Using the listing below, give again exactly the lines from the line with "Clone this chart" to the line with "type Pt = [number, number];", inclusive, without the pictures.

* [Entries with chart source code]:
::::

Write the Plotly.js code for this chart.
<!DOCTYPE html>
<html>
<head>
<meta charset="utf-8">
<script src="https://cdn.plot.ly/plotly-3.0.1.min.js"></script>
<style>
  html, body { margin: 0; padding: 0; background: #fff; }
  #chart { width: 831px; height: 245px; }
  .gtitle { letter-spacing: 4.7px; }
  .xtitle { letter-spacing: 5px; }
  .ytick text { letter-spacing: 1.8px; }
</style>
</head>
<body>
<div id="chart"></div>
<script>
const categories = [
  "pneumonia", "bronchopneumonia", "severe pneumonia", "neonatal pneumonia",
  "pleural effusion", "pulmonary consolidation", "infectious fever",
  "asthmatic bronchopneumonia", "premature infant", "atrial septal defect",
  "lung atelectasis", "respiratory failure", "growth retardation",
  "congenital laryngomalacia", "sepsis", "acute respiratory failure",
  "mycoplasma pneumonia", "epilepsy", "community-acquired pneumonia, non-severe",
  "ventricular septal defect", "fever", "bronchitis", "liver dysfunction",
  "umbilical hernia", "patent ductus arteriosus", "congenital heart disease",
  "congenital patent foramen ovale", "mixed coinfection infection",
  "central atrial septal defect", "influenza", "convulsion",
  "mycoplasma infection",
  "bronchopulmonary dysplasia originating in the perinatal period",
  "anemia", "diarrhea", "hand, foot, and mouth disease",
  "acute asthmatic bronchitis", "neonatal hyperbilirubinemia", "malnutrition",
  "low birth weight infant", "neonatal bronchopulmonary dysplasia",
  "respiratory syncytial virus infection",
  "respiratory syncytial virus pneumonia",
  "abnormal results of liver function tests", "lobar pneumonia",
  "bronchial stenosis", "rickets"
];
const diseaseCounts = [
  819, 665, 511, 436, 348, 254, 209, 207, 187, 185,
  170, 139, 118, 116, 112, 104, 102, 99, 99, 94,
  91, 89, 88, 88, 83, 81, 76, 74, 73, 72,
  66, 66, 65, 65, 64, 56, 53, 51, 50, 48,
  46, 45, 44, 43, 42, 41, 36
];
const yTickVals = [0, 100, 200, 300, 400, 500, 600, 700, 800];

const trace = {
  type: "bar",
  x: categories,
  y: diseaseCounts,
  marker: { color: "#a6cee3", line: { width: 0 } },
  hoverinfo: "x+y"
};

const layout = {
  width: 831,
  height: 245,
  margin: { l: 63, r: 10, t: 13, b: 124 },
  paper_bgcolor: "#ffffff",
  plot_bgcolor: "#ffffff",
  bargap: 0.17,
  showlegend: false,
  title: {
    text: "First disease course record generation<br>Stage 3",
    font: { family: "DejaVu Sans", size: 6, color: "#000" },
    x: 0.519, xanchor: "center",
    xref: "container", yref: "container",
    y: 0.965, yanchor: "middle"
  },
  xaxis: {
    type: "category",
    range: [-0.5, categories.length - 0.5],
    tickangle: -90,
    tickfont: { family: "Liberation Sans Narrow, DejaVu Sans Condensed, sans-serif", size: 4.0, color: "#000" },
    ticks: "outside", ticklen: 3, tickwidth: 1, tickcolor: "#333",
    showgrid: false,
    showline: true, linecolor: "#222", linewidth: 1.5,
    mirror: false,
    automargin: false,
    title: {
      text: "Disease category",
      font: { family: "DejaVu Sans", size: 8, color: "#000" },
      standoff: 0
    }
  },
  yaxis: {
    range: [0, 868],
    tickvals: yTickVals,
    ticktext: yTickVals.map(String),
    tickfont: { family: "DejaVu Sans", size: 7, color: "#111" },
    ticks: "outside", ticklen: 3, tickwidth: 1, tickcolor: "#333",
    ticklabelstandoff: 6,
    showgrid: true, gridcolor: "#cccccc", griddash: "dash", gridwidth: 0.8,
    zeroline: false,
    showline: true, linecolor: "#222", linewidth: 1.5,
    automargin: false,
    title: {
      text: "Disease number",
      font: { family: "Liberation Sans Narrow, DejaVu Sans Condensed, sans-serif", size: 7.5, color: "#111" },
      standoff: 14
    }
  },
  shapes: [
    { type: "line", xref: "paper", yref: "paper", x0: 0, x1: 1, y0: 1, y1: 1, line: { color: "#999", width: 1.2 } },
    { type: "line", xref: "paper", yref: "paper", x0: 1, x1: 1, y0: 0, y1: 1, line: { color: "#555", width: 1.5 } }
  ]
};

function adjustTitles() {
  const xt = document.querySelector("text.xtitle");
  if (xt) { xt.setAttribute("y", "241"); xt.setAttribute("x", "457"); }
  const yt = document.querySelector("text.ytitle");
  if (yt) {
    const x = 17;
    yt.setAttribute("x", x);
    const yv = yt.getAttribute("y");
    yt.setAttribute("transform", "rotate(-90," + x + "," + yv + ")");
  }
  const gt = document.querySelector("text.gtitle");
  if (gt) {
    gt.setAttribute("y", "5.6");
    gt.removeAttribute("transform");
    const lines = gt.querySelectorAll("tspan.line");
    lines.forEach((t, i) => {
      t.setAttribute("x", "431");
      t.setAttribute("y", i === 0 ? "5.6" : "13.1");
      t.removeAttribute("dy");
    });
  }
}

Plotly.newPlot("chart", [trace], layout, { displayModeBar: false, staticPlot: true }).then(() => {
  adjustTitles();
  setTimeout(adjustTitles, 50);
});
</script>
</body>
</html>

::::

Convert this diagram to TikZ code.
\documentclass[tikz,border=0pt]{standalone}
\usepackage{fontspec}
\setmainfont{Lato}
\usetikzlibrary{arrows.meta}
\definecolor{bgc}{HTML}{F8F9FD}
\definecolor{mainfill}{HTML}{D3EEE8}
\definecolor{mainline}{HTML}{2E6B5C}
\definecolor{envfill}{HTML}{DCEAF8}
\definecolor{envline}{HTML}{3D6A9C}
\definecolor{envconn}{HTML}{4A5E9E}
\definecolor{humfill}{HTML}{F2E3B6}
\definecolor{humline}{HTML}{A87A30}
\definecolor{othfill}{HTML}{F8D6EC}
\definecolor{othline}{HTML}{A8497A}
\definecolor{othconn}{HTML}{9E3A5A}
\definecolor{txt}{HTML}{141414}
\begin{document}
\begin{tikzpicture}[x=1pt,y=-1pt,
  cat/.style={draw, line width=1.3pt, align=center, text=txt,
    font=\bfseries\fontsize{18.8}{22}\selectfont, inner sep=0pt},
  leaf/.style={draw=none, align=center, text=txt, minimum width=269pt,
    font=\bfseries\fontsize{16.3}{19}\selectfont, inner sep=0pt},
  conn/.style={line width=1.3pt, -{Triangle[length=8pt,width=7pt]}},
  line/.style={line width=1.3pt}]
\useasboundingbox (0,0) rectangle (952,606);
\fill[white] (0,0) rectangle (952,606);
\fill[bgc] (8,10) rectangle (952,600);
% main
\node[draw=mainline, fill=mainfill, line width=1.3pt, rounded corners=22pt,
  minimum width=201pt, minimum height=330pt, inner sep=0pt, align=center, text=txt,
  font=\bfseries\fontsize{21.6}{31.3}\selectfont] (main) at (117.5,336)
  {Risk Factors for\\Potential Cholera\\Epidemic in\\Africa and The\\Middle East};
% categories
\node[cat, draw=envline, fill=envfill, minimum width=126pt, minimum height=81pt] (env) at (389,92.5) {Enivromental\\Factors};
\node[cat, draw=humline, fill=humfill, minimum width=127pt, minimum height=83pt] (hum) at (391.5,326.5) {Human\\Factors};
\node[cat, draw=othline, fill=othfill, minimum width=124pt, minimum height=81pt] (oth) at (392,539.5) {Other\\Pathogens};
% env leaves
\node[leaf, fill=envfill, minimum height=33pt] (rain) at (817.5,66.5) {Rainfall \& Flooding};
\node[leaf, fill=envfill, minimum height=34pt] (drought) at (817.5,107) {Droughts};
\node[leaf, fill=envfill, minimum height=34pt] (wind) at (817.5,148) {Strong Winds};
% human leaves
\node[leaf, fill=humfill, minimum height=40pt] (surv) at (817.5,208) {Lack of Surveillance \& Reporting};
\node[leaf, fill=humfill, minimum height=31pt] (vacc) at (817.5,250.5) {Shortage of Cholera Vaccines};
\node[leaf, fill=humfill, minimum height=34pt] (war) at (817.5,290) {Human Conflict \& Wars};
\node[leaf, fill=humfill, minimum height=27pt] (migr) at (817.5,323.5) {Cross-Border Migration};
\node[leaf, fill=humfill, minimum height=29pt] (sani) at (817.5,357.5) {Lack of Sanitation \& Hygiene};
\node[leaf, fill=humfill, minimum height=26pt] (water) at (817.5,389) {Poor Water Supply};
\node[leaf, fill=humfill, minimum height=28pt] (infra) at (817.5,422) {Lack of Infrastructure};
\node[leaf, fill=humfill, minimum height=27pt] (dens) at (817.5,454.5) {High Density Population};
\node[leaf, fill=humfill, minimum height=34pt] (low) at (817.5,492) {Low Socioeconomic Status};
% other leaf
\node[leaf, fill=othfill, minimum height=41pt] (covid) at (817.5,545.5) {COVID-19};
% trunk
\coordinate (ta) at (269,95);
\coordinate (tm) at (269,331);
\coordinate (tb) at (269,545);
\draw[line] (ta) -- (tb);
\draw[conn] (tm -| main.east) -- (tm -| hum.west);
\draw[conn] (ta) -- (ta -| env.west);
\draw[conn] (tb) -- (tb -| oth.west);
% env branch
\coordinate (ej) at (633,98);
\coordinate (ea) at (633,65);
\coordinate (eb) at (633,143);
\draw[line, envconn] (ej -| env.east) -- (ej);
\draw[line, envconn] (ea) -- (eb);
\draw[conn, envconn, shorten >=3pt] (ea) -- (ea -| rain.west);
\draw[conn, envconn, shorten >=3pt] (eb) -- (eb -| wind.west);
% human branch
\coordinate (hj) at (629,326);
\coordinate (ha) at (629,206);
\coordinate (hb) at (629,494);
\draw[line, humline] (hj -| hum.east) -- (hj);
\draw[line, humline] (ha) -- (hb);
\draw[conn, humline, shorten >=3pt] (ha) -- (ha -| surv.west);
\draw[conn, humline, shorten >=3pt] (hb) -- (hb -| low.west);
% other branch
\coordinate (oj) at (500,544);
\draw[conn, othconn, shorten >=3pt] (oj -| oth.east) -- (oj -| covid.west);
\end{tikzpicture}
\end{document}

::::

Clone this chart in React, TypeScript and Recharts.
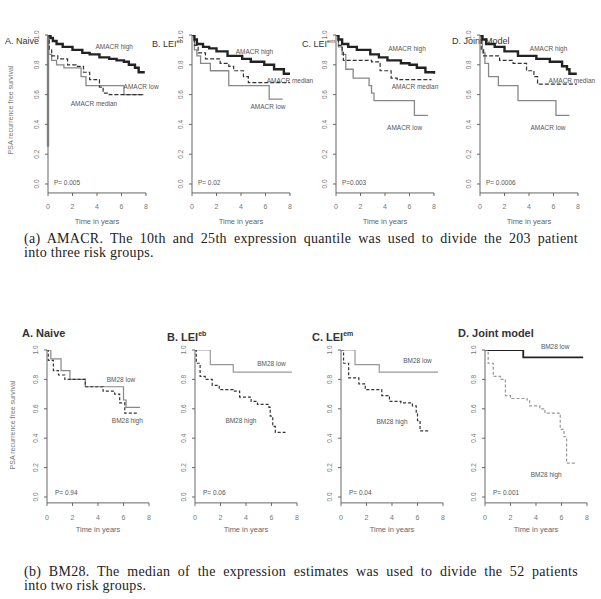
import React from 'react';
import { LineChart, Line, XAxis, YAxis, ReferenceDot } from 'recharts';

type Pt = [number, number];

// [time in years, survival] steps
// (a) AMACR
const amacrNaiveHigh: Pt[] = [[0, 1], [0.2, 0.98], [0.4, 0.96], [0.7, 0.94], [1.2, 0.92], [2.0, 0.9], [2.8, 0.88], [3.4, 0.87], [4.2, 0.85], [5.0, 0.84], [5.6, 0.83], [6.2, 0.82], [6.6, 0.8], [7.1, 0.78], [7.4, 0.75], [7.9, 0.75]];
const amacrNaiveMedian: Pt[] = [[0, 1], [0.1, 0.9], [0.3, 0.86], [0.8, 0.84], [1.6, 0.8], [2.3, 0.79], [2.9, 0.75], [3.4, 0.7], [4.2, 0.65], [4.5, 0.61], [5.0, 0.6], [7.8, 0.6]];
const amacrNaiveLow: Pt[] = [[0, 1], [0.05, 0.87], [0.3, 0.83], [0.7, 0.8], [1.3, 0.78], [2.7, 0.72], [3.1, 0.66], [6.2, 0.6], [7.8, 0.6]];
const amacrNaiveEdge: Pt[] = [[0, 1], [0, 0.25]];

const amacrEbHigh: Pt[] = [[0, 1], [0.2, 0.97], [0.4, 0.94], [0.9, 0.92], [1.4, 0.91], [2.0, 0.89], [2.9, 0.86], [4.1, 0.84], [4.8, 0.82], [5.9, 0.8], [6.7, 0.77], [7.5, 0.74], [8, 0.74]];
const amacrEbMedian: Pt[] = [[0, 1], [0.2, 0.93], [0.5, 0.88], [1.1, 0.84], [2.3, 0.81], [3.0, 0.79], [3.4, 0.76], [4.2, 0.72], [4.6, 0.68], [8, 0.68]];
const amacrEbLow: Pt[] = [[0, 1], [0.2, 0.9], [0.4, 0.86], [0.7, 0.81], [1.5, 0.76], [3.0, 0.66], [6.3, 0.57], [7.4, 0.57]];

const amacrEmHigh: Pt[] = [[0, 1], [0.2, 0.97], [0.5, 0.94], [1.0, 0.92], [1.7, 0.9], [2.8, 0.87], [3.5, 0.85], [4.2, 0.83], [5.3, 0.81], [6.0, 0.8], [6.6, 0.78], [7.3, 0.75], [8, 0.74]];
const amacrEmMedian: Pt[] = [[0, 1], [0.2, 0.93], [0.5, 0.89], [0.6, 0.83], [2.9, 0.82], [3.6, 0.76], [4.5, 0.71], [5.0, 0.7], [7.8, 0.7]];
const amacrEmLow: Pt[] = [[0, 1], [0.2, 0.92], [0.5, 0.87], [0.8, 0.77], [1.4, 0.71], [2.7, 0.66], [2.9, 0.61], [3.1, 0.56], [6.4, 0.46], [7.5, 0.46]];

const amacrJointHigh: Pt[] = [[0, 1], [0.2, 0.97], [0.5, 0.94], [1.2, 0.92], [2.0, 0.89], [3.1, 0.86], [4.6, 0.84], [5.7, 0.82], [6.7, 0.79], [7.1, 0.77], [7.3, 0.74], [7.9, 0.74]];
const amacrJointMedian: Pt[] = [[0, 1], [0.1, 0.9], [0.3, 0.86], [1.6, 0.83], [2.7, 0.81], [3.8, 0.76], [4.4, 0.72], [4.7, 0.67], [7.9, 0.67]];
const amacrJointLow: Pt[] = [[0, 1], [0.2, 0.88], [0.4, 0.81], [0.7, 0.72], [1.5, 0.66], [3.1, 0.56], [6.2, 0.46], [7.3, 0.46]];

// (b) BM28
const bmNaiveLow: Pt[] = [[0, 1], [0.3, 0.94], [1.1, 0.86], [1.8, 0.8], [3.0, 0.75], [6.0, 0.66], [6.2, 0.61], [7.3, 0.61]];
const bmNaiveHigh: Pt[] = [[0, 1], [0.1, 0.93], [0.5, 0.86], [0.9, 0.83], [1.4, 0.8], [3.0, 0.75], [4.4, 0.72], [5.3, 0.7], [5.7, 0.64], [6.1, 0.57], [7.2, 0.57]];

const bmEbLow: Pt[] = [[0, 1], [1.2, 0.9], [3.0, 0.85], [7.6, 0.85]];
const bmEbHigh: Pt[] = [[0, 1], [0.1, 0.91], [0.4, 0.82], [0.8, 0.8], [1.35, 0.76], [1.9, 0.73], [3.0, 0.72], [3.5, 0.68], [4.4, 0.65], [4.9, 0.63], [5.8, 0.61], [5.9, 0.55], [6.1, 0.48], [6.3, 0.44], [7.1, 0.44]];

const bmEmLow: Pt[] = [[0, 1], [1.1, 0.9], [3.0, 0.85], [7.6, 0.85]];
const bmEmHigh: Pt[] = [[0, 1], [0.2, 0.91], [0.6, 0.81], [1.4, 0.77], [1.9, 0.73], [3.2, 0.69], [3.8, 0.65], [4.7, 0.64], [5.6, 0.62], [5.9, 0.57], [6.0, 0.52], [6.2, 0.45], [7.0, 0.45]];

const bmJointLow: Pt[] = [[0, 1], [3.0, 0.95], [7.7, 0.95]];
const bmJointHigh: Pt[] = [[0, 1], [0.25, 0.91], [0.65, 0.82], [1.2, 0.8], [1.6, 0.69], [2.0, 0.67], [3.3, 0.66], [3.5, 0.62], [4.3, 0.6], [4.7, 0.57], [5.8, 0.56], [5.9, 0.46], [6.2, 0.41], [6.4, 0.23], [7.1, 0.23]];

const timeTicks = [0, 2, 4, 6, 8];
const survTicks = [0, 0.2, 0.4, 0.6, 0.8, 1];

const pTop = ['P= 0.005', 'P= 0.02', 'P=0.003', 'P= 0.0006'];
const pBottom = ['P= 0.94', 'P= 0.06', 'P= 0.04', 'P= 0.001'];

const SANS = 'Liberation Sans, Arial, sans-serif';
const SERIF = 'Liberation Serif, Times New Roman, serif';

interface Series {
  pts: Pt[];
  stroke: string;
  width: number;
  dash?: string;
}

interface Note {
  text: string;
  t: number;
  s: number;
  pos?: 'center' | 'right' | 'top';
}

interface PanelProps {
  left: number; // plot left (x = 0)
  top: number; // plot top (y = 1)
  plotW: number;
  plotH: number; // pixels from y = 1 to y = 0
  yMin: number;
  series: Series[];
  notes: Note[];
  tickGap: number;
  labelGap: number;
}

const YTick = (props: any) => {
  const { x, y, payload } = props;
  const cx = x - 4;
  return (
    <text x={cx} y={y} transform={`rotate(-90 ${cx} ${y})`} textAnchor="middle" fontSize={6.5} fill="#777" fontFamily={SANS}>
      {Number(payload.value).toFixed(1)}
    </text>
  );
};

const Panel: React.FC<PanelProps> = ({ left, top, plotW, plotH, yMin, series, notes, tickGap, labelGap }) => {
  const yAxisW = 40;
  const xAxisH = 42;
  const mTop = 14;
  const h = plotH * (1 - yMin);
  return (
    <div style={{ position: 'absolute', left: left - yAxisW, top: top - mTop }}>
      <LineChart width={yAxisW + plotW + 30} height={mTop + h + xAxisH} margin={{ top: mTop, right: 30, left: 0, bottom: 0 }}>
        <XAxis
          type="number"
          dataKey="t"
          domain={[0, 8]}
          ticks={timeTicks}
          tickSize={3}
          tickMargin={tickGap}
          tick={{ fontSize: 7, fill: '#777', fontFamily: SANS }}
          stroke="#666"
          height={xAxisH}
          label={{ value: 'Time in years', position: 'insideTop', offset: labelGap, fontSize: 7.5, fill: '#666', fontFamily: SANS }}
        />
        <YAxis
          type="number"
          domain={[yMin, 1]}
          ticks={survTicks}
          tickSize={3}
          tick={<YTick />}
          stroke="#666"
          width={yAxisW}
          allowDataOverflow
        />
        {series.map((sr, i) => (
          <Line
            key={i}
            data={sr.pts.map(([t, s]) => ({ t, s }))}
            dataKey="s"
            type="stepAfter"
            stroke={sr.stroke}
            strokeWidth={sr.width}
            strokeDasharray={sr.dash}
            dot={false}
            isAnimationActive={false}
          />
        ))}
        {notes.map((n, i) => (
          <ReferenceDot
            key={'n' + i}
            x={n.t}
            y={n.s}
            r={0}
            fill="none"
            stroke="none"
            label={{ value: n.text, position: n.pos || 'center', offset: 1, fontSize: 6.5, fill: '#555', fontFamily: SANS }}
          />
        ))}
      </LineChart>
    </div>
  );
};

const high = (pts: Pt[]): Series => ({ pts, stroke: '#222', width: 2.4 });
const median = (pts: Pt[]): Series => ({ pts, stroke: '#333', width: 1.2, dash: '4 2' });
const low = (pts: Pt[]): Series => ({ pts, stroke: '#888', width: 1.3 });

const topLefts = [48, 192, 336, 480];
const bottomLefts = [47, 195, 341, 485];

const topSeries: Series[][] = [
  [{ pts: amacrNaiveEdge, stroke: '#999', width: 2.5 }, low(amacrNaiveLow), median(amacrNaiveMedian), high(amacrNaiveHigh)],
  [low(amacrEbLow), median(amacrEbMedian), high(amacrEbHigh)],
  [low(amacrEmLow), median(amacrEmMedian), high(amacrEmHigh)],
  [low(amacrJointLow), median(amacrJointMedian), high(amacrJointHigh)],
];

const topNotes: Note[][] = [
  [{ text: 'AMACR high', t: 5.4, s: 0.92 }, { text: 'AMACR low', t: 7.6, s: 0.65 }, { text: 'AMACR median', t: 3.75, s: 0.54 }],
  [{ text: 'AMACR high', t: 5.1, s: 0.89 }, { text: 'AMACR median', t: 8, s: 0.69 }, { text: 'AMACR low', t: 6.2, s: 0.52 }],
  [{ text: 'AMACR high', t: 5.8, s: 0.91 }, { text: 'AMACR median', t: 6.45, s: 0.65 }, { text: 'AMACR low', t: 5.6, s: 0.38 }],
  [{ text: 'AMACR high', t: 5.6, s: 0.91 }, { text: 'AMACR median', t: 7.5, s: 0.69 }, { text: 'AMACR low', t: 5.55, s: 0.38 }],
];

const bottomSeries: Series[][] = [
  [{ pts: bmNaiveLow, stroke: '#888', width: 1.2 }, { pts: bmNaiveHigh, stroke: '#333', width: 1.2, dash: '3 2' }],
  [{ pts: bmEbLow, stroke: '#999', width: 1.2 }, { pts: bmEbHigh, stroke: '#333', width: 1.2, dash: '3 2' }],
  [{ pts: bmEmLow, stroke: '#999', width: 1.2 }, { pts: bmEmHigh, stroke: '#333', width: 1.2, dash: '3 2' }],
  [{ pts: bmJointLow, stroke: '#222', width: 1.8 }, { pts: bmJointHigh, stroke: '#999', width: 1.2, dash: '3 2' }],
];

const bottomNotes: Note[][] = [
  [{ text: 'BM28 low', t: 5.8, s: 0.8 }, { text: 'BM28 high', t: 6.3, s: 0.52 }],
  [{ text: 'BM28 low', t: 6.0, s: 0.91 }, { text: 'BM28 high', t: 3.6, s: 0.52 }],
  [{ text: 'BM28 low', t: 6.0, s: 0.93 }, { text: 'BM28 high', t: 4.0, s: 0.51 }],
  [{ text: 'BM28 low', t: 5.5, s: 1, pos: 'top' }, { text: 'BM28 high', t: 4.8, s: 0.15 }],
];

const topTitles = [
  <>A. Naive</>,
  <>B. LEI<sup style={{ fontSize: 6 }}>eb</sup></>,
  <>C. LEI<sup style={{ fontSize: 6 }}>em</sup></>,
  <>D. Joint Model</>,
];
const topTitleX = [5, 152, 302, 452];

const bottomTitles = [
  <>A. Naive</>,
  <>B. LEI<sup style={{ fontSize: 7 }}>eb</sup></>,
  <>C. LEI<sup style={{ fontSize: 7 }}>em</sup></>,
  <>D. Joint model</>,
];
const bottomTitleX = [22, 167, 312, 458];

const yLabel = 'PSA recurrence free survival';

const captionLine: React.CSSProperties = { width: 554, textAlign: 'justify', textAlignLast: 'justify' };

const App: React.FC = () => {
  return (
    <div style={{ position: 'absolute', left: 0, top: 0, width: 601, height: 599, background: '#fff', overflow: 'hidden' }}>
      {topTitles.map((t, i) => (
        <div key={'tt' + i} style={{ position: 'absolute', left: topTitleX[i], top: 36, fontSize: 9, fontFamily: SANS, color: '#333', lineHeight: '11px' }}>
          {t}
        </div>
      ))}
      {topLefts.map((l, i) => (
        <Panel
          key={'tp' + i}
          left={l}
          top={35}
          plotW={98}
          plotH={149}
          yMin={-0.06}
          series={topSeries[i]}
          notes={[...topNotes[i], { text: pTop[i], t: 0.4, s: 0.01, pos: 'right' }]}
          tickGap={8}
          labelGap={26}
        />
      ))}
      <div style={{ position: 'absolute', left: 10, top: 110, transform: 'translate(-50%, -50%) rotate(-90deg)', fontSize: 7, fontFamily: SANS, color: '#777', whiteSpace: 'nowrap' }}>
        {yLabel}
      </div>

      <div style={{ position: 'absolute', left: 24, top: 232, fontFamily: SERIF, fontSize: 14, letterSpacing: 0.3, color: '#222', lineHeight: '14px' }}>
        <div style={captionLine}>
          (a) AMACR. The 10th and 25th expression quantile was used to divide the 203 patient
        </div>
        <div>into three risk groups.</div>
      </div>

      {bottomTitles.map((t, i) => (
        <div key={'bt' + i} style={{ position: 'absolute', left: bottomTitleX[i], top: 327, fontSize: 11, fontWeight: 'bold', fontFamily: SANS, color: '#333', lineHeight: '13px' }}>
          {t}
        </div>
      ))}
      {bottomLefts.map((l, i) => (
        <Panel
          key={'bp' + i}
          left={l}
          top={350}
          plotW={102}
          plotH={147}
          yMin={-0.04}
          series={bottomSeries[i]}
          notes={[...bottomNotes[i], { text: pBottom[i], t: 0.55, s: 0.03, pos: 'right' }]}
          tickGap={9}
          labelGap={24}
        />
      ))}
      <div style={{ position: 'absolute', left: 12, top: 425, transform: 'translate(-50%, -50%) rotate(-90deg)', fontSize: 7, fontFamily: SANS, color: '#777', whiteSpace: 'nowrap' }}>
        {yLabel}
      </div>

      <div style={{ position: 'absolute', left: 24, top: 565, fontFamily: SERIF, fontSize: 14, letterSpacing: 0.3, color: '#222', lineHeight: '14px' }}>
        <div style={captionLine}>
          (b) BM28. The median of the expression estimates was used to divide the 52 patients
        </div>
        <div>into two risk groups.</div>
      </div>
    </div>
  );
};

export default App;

::::

* [EXPECTED ANSWER]:
Clone this chart in React, TypeScript and Recharts.
import React from 'react';
import { LineChart, Line, XAxis, YAxis, ReferenceDot } from 'recharts';

type Pt = [number, number];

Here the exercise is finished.